BACM-TEAM
- Merged into: Prospect
- Founded: 1940s
- Dissolved: 31 October 2014
- Headquarters: Edwinstowe, England
- Location: United Kingdom;
- Members: 2,664
- Key people: Phil Huddleston, President Pat Carragher, General Secretary
- Affiliations: TUC
- Website: bacmteam.org.uk

= British Association of Colliery Management – Technical, Energy and Administrative Management =

The British Association of Colliery Management – Technical, Energy and Administrative Management (BACM-TEAM) was a trade union in the United Kingdom. It merged with Prospect in 2014.

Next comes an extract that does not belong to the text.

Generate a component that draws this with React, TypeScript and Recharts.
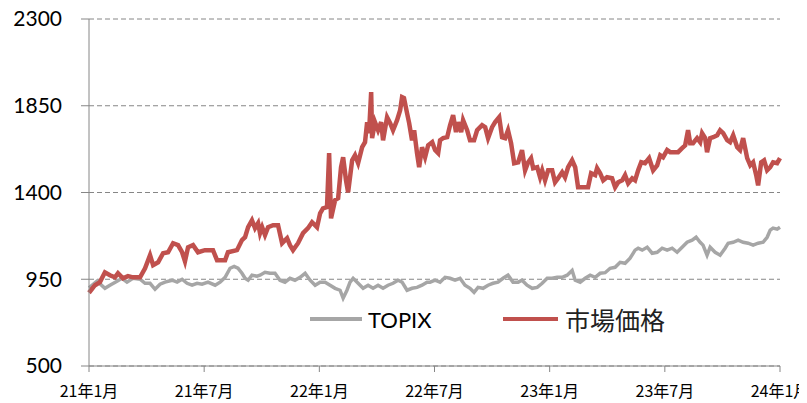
import { CartesianGrid, Line, LineChart, XAxis, YAxis } from "recharts";

// months since 2021-01
const topixMonths = [
  0, 0.42, 0.83, 1.09, 1.46, 1.72, 1.98, 2.29, 2.66, 2.92, 3.18, 3.44, 3.7, 3.96, 4.33, 4.59, 4.85,
  5.11, 5.37, 5.63, 5.89, 6.2, 6.57, 6.83, 7.09, 7.35, 7.56, 7.76, 7.97, 8.13, 8.29, 8.49, 8.75,
  8.91, 9.17, 9.43, 9.69, 9.95, 10.21, 10.47, 10.73, 11.0, 11.26, 11.52, 11.78, 12.04, 12.3, 12.56,
  12.82, 13.08, 13.24, 13.44, 13.6, 13.76, 14.02, 14.28, 14.54, 14.8, 15.06, 15.32, 15.58, 15.84,
  16.1, 16.31, 16.57, 16.83, 17.09, 17.35, 17.61, 17.77, 18.03, 18.29, 18.55, 18.81, 19.07, 19.33,
  19.59, 19.85, 20.06, 20.27, 20.53, 20.79, 21.05, 21.31, 21.57, 21.83, 22.09, 22.36, 22.56, 22.82,
  23.09, 23.35, 23.61, 23.87, 24.13, 24.39, 24.65, 24.91, 25.17, 25.33, 25.59, 25.85, 26.11, 26.37,
  26.63, 26.89, 27.15, 27.41, 27.67, 27.93, 28.19, 28.45, 28.61, 28.82, 29.08, 29.34, 29.6, 29.86,
  30.12, 30.38, 30.64, 30.9, 31.16, 31.42, 31.63, 31.84, 31.99, 32.2, 32.36, 32.62, 32.88, 33.14,
  33.3, 33.56, 33.82, 34.08, 34.34, 34.6, 34.86, 35.12, 35.33, 35.49, 35.64, 35.85, 36,
];
const topixValues = [
  905, 940, 903, 919, 940, 955, 935, 955, 950, 929, 929, 898, 924, 935, 945, 935, 950,
  929, 919, 929, 924, 935, 919, 935, 960, 1007, 1017, 1007, 981, 955, 945, 971, 966,
  971, 986, 981, 981, 945, 935, 955, 945, 960, 981, 945, 919, 935, 935, 919,
  903, 893, 852, 893, 935, 955, 929, 903, 919, 903, 919, 903, 919, 929,
  945, 935, 893, 903, 908, 919, 935, 935, 945, 935, 960, 955, 945, 955,
  919, 903, 882, 908, 903, 919, 929, 935, 955, 971, 935, 935, 945, 919,
  903, 908, 929, 955, 955, 960, 960, 971, 996, 945, 935, 955, 971, 960,
  981, 984, 1007, 1012, 1038, 1033, 1059, 1101, 1111, 1101, 1116, 1085, 1090, 1111,
  1101, 1111, 1090, 1116, 1142, 1153, 1168, 1142, 1127, 1075, 1116, 1090, 1075, 1111,
  1137, 1142, 1153, 1142, 1137, 1127, 1137, 1142, 1168, 1205, 1215, 1210, 1220,
];

const marketMonths = [
  0, 0.31, 0.57, 0.83, 1.09, 1.35, 1.51, 1.77, 2.03, 2.29, 2.66, 2.92, 3.18, 3.34, 3.6, 3.86, 4.12,
  4.38, 4.64, 4.85, 5.0, 5.16, 5.42, 5.68, 6.04, 6.46, 6.67, 7.09, 7.24, 7.71, 7.97, 8.13, 8.29,
  8.49, 8.65, 8.81, 8.91, 9.02, 9.17, 9.33, 9.59, 9.85, 10.06, 10.32, 10.47, 10.63, 10.89, 11.15,
  11.41, 11.62, 11.88, 12.04, 12.19, 12.4, 12.51, 12.61, 12.82, 12.98, 13.13, 13.24, 13.39, 13.5,
  13.71, 13.86, 14.02, 14.23, 14.38, 14.49, 14.59, 14.7, 14.75, 14.9, 15.06, 15.22, 15.32, 15.53,
  15.69, 15.84, 16.05, 16.21, 16.31, 16.41, 16.57, 16.68, 16.83, 16.94, 17.09, 17.2, 17.35, 17.51,
  17.67, 17.88, 18.03, 18.19, 18.29, 18.45, 18.66, 18.81, 18.97, 19.12, 19.23, 19.39, 19.49, 19.7,
  19.85, 20.06, 20.22, 20.48, 20.64, 20.79, 21.0, 21.16, 21.37, 21.52, 21.68, 21.83, 21.99, 22.15,
  22.36, 22.56, 22.72, 22.88, 23.03, 23.14, 23.35, 23.5, 23.61, 23.76, 23.92, 24.13, 24.28, 24.44,
  24.65, 24.8, 24.96, 25.17, 25.33, 25.48, 26.0, 26.16, 26.37, 26.47, 26.63, 26.79, 26.99, 27.25,
  27.41, 27.57, 27.78, 27.93, 28.09, 28.3, 28.45, 28.61, 28.77, 28.97, 29.18, 29.39, 29.6, 29.76,
  29.91, 30.12, 30.28, 30.43, 30.69, 30.9, 31.06, 31.21, 31.32, 31.47, 31.68, 31.84, 31.94, 32.1,
  32.2, 32.36, 32.52, 32.73, 32.88, 33.04, 33.25, 33.4, 33.56, 33.77, 33.92, 34.08, 34.29, 34.45,
  34.6, 34.76, 34.86, 35.02, 35.17, 35.33, 35.49, 35.64, 35.85, 36,
];
const marketValues = [
  880, 919, 935, 986, 971, 960, 981, 955, 966, 960, 960, 1007, 1075, 1023, 1038, 1085, 1090,
  1137, 1127, 1090, 1043, 1116, 1127, 1090, 1101, 1101, 1049, 1049, 1090, 1101, 1153, 1168, 1220,
  1256, 1215, 1241, 1189, 1220, 1179, 1220, 1230, 1230, 1137, 1163, 1127, 1101, 1137, 1189,
  1215, 1246, 1220, 1292, 1318, 1324, 1604, 1266, 1360, 1370, 1531, 1583, 1463, 1401,
  1567, 1593, 1552, 1635, 1661, 1765, 1708, 1921, 1682, 1765, 1723, 1765, 1671, 1791,
  1760, 1723, 1775, 1827, 1895, 1890, 1812, 1760, 1671, 1723, 1604, 1531, 1635, 1583,
  1645, 1661, 1620, 1604, 1671, 1682, 1687, 1749, 1801, 1713, 1765, 1713, 1775, 1723,
  1671, 1671, 1723, 1749, 1739, 1682, 1739, 1765, 1791, 1687, 1682, 1723, 1656, 1552,
  1557, 1620, 1515, 1557, 1578, 1526, 1531, 1479, 1515, 1463, 1515, 1515, 1453, 1474,
  1505, 1479, 1531, 1567, 1531, 1427, 1427, 1500, 1490, 1526, 1500, 1463, 1479, 1474,
  1427, 1453, 1463, 1490, 1448, 1474, 1463, 1515, 1557, 1552, 1578, 1515, 1541, 1593,
  1583, 1620, 1609, 1609, 1609, 1630, 1645, 1723, 1656, 1656, 1682, 1661, 1708, 1682,
  1609, 1682, 1687, 1697, 1723, 1708, 1671, 1661, 1697, 1635, 1620, 1682, 1578, 1541,
  1557, 1490, 1437, 1557, 1567, 1515, 1531, 1557, 1552, 1578,
];

const xTicks = [0, 6, 12, 18, 24, 30, 36];
const xLabels = ["21年1月", "21年7月", "22年1月", "22年7月", "23年1月", "23年7月", "24年1月"];
const yTicks = [500, 950, 1400, 1850, 2300];

const topixData = topixMonths.map((t, i) => ({ t, v: topixValues[i] }));
const marketData = marketMonths.map((t, i) => ({ t, v: marketValues[i] }));

const GRAY = "#a6a6a6";
const RED = "#c0504d";
const AXIS = "#868686";

export default function App() {
  return (
    <div style={{ position: "relative", width: 799, height: 395 }}>
      <LineChart
        width={799}
        height={395}
        margin={{ top: 11, right: 27, bottom: 7, left: 11 }}
        style={{ overflow: "visible" }}
      >
        <CartesianGrid horizontal vertical={false} stroke={AXIS} strokeDasharray="5 3" />
        <XAxis
          type="number"
          dataKey="t"
          domain={[0, 36]}
          ticks={xTicks}
          tickFormatter={(v: number) => xLabels[xTicks.indexOf(v)] ?? ""}
          height={30}
          tickSize={6}
          tickMargin={14}
          stroke={AXIS}
          tick={{ fill: "#000", fontSize: 16, fontFamily: "'Noto Sans CJK JP', sans-serif" }}
          interval={0}
        />
        <YAxis
          type="number"
          domain={[500, 2300]}
          ticks={yTicks}
          width={70}
          tickSize={8}
          tickMargin={19}
          stroke={AXIS}
          tick={{ fill: "#000", fontSize: 21, fontFamily: "Lato, sans-serif" }}
          interval={0}
        />
        <Line
          data={topixData}
          dataKey="v"
          name="TOPIX"
          type="linear"
          stroke={GRAY}
          strokeWidth={3.5}
          dot={false}
          isAnimationActive={false}
        />
        <Line
          data={marketData}
          dataKey="v"
          name="市場価格"
          type="linear"
          stroke={RED}
          strokeWidth={4.5}
          dot={false}
          isAnimationActive={false}
        />
      </LineChart>
      <div
        style={{
          position: "absolute",
          left: 302,
          top: 296,
          height: 30,
          display: "flex",
          alignItems: "center",
          background: "#fff",
        }}
      >
        <span style={{ display: "inline-block", width: 52, height: 3.5, background: GRAY }} />
        <span style={{ marginLeft: 6, fontFamily: "Lato, sans-serif", fontSize: 22, color: "#000", width: 135 }}>
          TOPIX
        </span>
        <span style={{ display: "inline-block", width: 55, height: 4, background: RED }} />
        <span
          style={{ marginLeft: 7, fontFamily: "'Noto Sans CJK JP', sans-serif", fontSize: 25, color: "#222" }}
        >
          市場価格
        </span>
      </div>
    </div>
  );
}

The union was founded in the early 1940s as the Yorkshire Association of Colliery Officials and Staff, representing managers in the coal industry, from oversmen up. It rapidly gained members across the country, and renamed itself as the British Association of Colliery Officials and Staff. In 1947, following the nationalisation of the coal industry, it became the British Association of Colliery Management.

The union tried to recruit workers at the new National Coal Board, but struggled as most were from a more radical tradition, and they instead formed the National Coal Board Labour Staff Association (LSA). Over time, the BACM became the leading union in negotiations relating to the board, and the LSA finally merged with it in 1971.

The union affiliated to the Trades Union Congress in 1977, by which time it had 15,769 members. However, due to the closure of much of the British mining industry, its membership was down to 5,640 in 1993, and it decided to recruit members in other industrial sectors. In 1997, the "Technical, Energy, and Administrative Membership" section was created to represent those members and, the following year, it was appended to the official name of the union. By 2004, 60 per cent of its membership worked outside the coal industry.